Leave out the images; return the rest of the data exactly.

+---+

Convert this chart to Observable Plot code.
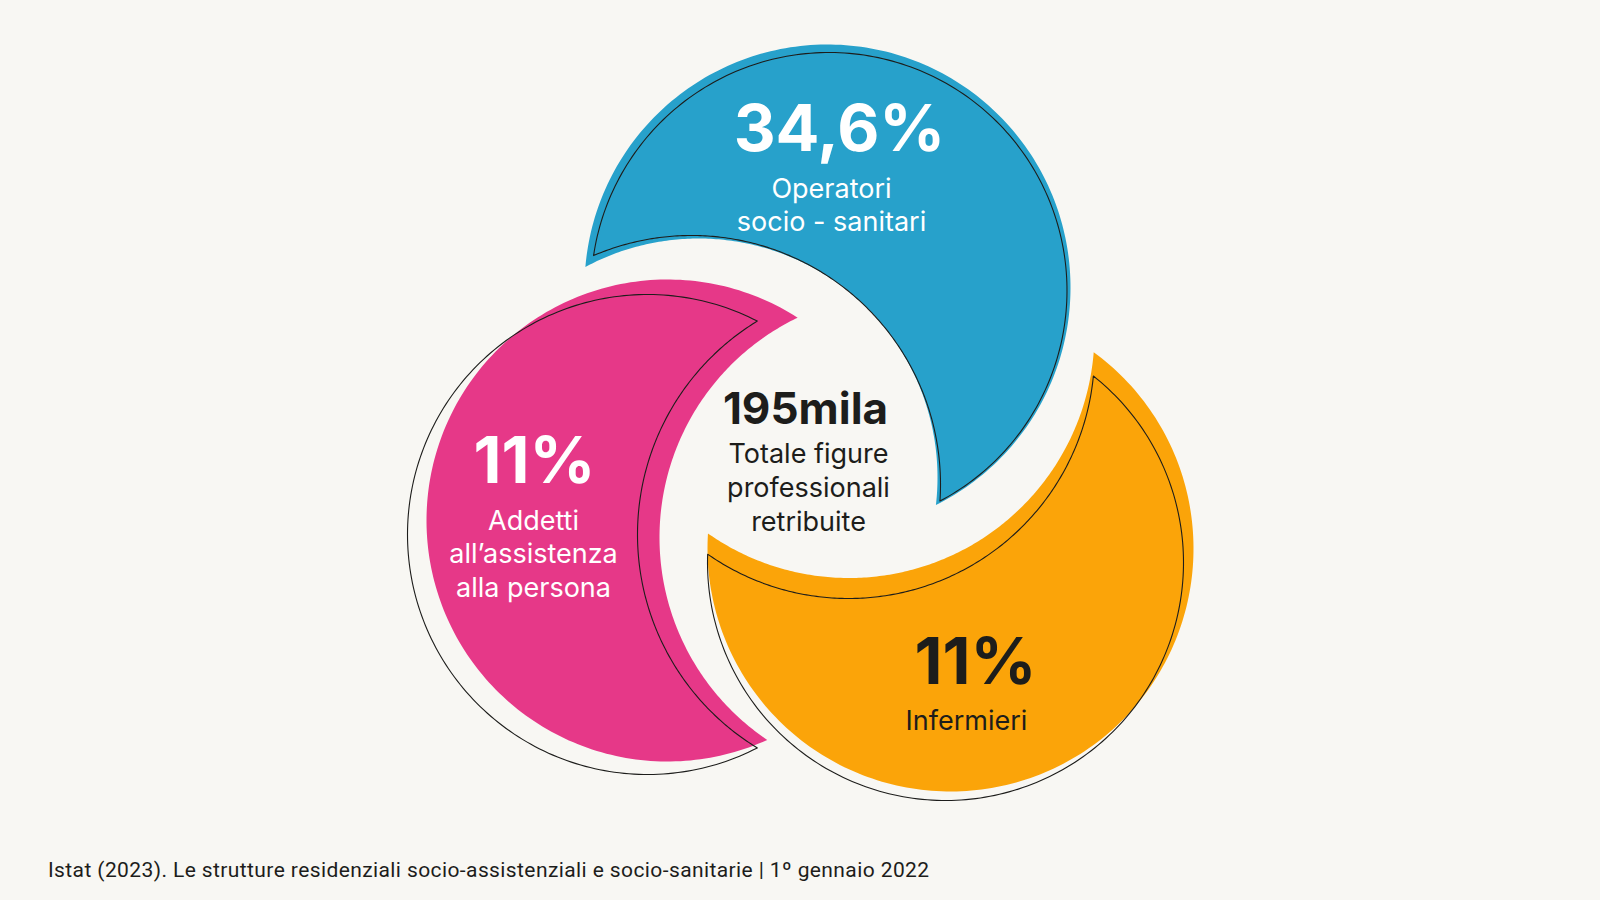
<!DOCTYPE html>
<html>
<head>
<meta charset="utf-8">
<script src="https://cdn.jsdelivr.net/npm/d3@7"></script>
<script src="https://cdn.jsdelivr.net/npm/@observablehq/plot@0.6"></script>
<style>
  html, body { margin: 0; padding: 0; background: #f8f7f3; }
  #chart { width: 1600px; }
  #source { margin: 0; padding: 8px 0 0 48px; font-family: Roboto, "Liberation Sans", sans-serif; font-size: 21px; line-height: 24px; color: #1d1d1b; letter-spacing: 0.4px; white-space: nowrap; }
</style>
</head>
<body>
<div id="chart"></div>
<div id="source"></div>
<script>
// ---------- DATA ----------
const categories = ["Operatori\nsocio - sanitari", "Addetti\nall’assistenza\nalla persona", "Infermieri"];
const shares = [34.6, 11, 11];                 // % of total
const totalThousands = 195;                    // total paid professionals (thousands)
const totalUnit = "mila";
const totalLabel = "Totale figure\nprofessionali\nretribuite";
const source = "Istat (2023). Le strutture residenziali socio-assistenziali e socio-sanitarie | 1º gennaio 2022";

// ---------- LAYOUT / STYLE (pixels) ----------
const W = 1600, H = 850;
const palette = ["#27a1cb", "#e63888", "#fba409"];
const inks = ["#ffffff", "#ffffff", "#1d1d1b"];
const dark = "#1d1d1b";
// crescent = disc "outer" minus disc "bite"; the thin black contour is a slightly shifted copy
const geometry = [
  {outer: [827, 287, 243], bite: [698, 477, 239], lineOuter: [828.5, 290, 238], lineBite: [691, 484, 249], value: [839, 150], label: [831, 197]},
  {outer: [667, 520, 241], bite: [903, 537, 244], lineOuter: [647, 534, 240], lineBite: [887, 534, 250], value: [534, 482], label: [533, 529]},
  {outer: [950, 548, 243], bite: [848.5, 332, 245.5], lineOuter: [945, 562, 238], lineBite: [848, 352, 246], value: [975, 683], label: [966, 729]}
];
const centre = {value: [805, 423], label: [808, 462]};
const valueSize = 65, labelSize = 27, labelStep = 33.5, totalSize = 44;
const numFont = "Inter, Lato, sans-serif";
const txtFont = "Inter, Lato, sans-serif";

function crescent([ax, ay, ra], [bx, by, rb], n = 200) {
  const dx = bx - ax, dy = by - ay, d = Math.hypot(dx, dy), phi = Math.atan2(dy, dx);
  const a = (ra * ra - rb * rb + d * d) / (2 * d);
  const alpha = Math.acos(a / ra), beta = Math.acos((d - a) / rb);
  const pts = [];
  for (let i = 0; i <= n; i++) {
    const t = phi + alpha + (2 * Math.PI - 2 * alpha) * i / n;
    pts.push({x: ax + ra * Math.cos(t), y: ay + ra * Math.sin(t)});
  }
  for (let i = 0; i <= n; i++) {
    const t = phi + Math.PI + beta - 2 * beta * i / n;
    pts.push({x: bx + rb * Math.cos(t), y: by + rb * Math.sin(t)});
  }
  pts.push(pts[0]);
  return pts;
}

const fmt = v => v.toLocaleString("it-IT", {maximumFractionDigits: 1}) + "%";
const nLines = s => s.split("\n").length;

const marks = [];
categories.forEach((cat, i) => {
  const g = geometry[i];
  marks.push(Plot.line(crescent(g.outer, g.bite), {x: "x", y: "y", fill: palette[i], stroke: null, curve: "linear"}));
  marks.push(Plot.line(crescent(g.lineOuter, g.lineBite), {x: "x", y: "y", fill: "none", stroke: "#1d1d1b", strokeWidth: 1.1, curve: "linear"}));
  marks.push(Plot.text([shares[i]], {
    x: () => g.value[0], y: () => g.value[1], text: d => fmt(d),
    fill: inks[i], fontSize: valueSize, fontWeight: 700, fontFamily: numFont,
    textAnchor: "middle", lineAnchor: "bottom", letterSpacing: "-1px"
  }));
  marks.push(Plot.text([cat], {
    x: () => g.label[0], y: () => g.label[1] + (nLines(cat) - 1) * labelStep, text: d => d,
    fill: inks[i], fontSize: labelSize, fontWeight: 400, fontFamily: txtFont,
    textAnchor: "middle", lineAnchor: "bottom", lineHeight: labelStep / labelSize
  }));
});
marks.push(Plot.text([totalThousands], {
  x: () => centre.value[0], y: () => centre.value[1], text: d => d + totalUnit,
  fill: dark, fontSize: totalSize, fontWeight: 700, fontFamily: numFont,
  textAnchor: "middle", lineAnchor: "bottom"
}));
marks.push(Plot.text([totalLabel], {
  x: () => centre.label[0], y: () => centre.label[1] + (nLines(totalLabel) - 1) * 34, text: d => d,
  fill: dark, fontSize: labelSize, fontWeight: 400, fontFamily: txtFont,
  textAnchor: "middle", lineAnchor: "bottom", lineHeight: 34 / labelSize
}));

const chart = Plot.plot({
  width: W, height: H,
  margin: 0,
  x: {domain: [0, W], range: [0, W], axis: null},
  y: {domain: [0, H], range: [0, H], axis: null},
  style: {background: "transparent", overflow: "visible"},
  marks
});
document.getElementById("chart").appendChild(chart);
document.getElementById("source").textContent = source;
</script>
</body>
</html>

+---+

_Expected answer_
Convert this chart to Observable Plot code.
<!DOCTYPE html>
<html>
<head>
<meta charset="utf-8">
<script src="https://cdn.jsdelivr.net/npm/d3@7"></script>
<script src="https://cdn.jsdelivr.net/npm/@observablehq/plot@0.6"></script>
<style>
  html, body { margin: 0; padding: 0; background: #f8f7f3; }
  #chart { width: 1600px; }
  #source { margin: 0; padding: 8px 0 0 48px; font-family: Roboto, "Liberation Sans", sans-serif; font-size: 21px; line-height: 24px; color: #1d1d1b; letter-spacing: 0.4px; white-space: nowrap; }
</style>
</head>
<body>
<div id="chart"></div>
<div id="source"></div>
<script>
// ---------- DATA ----------
const categories = ["Operatori\nsocio - sanitari", "Addetti\nall’assistenza\nalla persona", "Infermieri"];
const shares = [34.6, 11, 11];                 // % of total
const totalThousands = 195;                    // total paid professionals (thousands)
const totalUnit = "mila";
const totalLabel = "Totale figure\nprofessionali\nretribuite";
const source = "Istat (2023). Le strutture residenziali socio-assistenziali e socio-sanitarie | 1º gennaio 2022";

// ---------- LAYOUT / STYLE (pixels) ----------
const W = 1600, H = 850;
const palette = ["#27a1cb", "#e63888", "#fba409"];
const inks = ["#ffffff", "#ffffff", "#1d1d1b"];
const dark = "#1d1d1b";
// crescent = disc "outer" minus disc "bite"; the thin black contour is a slightly shifted copy
const geometry = [
  {outer: [827, 287, 243], bite: [698, 477, 239], lineOuter: [828.5, 290, 238], lineBite: [691, 484, 249], value: [839, 150], label: [831, 197]},
  {outer: [667, 520, 241], bite: [903, 537, 244], lineOuter: [647, 534, 240], lineBite: [887, 534, 250], value: [534, 482], label: [533, 529]},
  {outer: [950, 548, 243], bite: [848.5, 332, 245.5], lineOuter: [945, 562, 238], lineBite: [848, 352, 246], value: [975, 683], label: [966, 729]}
];
const centre = {value: [805, 423], label: [808, 462]};
const valueSize = 65, labelSize = 27, labelStep = 33.5, totalSize = 44;
const numFont = "Inter, Lato, sans-serif";
const txtFont = "Inter, Lato, sans-serif";

function crescent([ax, ay, ra], [bx, by, rb], n = 200) {
  const dx = bx - ax, dy = by - ay, d = Math.hypot(dx, dy), phi = Math.atan2(dy, dx);
  const a = (ra * ra - rb * rb + d * d) / (2 * d);
  const alpha = Math.acos(a / ra), beta = Math.acos((d - a) / rb);
  const pts = [];
  for (let i = 0; i <= n; i++) {
    const t = phi + alpha + (2 * Math.PI - 2 * alpha) * i / n;
    pts.push({x: ax + ra * Math.cos(t), y: ay + ra * Math.sin(t)});
  }
  for (let i = 0; i <= n; i++) {
    const t = phi + Math.PI + beta - 2 * beta * i / n;
    pts.push({x: bx + rb * Math.cos(t), y: by + rb * Math.sin(t)});
  }
  pts.push(pts[0]);
  return pts;
}

const fmt = v => v.toLocaleString("it-IT", {maximumFractionDigits: 1}) + "%";
const nLines = s => s.split("\n").length;

const marks = [];
categories.forEach((cat, i) => {
  const g = geometry[i];
  marks.push(Plot.line(crescent(g.outer, g.bite), {x: "x", y: "y", fill: palette[i], stroke: null, curve: "linear"}));
  marks.push(Plot.line(crescent(g.lineOuter, g.lineBite), {x: "x", y: "y", fill: "none", stroke: "#1d1d1b", strokeWidth: 1.1, curve: "linear"}));
  marks.push(Plot.text([shares[i]], {
    x: () => g.value[0], y: () => g.value[1], text: d => fmt(d),
    fill: inks[i], fontSize: valueSize, fontWeight: 700, fontFamily: numFont,
    textAnchor: "middle", lineAnchor: "bottom", letterSpacing: "-1px"
  }));
  marks.push(Plot.text([cat], {
    x: () => g.label[0], y: () => g.label[1] + (nLines(cat) - 1) * labelStep, text: d => d,
    fill: inks[i], fontSize: labelSize, fontWeight: 400, fontFamily: txtFont,
    textAnchor: "middle", lineAnchor: "bottom", lineHeight: labelStep / labelSize
  }));
});
marks.push(Plot.text([totalThousands], {
  x: () => centre.value[0], y: () => centre.value[1], text: d => d + totalUnit,
  fill: dark, fontSize: totalSize, fontWeight: 700, fontFamily: numFont,
  textAnchor: "middle", lineAnchor: "bottom"
}));
marks.push(Plot.text([totalLabel], {
  x: () => centre.label[0], y: () => centre.label[1] + (nLines(totalLabel) - 1) * 34, text: d => d,
  fill: dark, fontSize: labelSize, fontWeight: 400, fontFamily: txtFont,
  textAnchor: "middle", lineAnchor: "bottom", lineHeight: 34 / labelSize
}));

const chart = Plot.plot({
  width: W, height: H,
  margin: 0,
  x: {domain: [0, W], range: [0, W], axis: null},
  y: {domain: [0, H], range: [0, H], axis: null},
  style: {background: "transparent", overflow: "visible"},
  marks
});
document.getElementById("chart").appendChild(chart);
document.getElementById("source").textContent = source;
</script>
</body>
</html>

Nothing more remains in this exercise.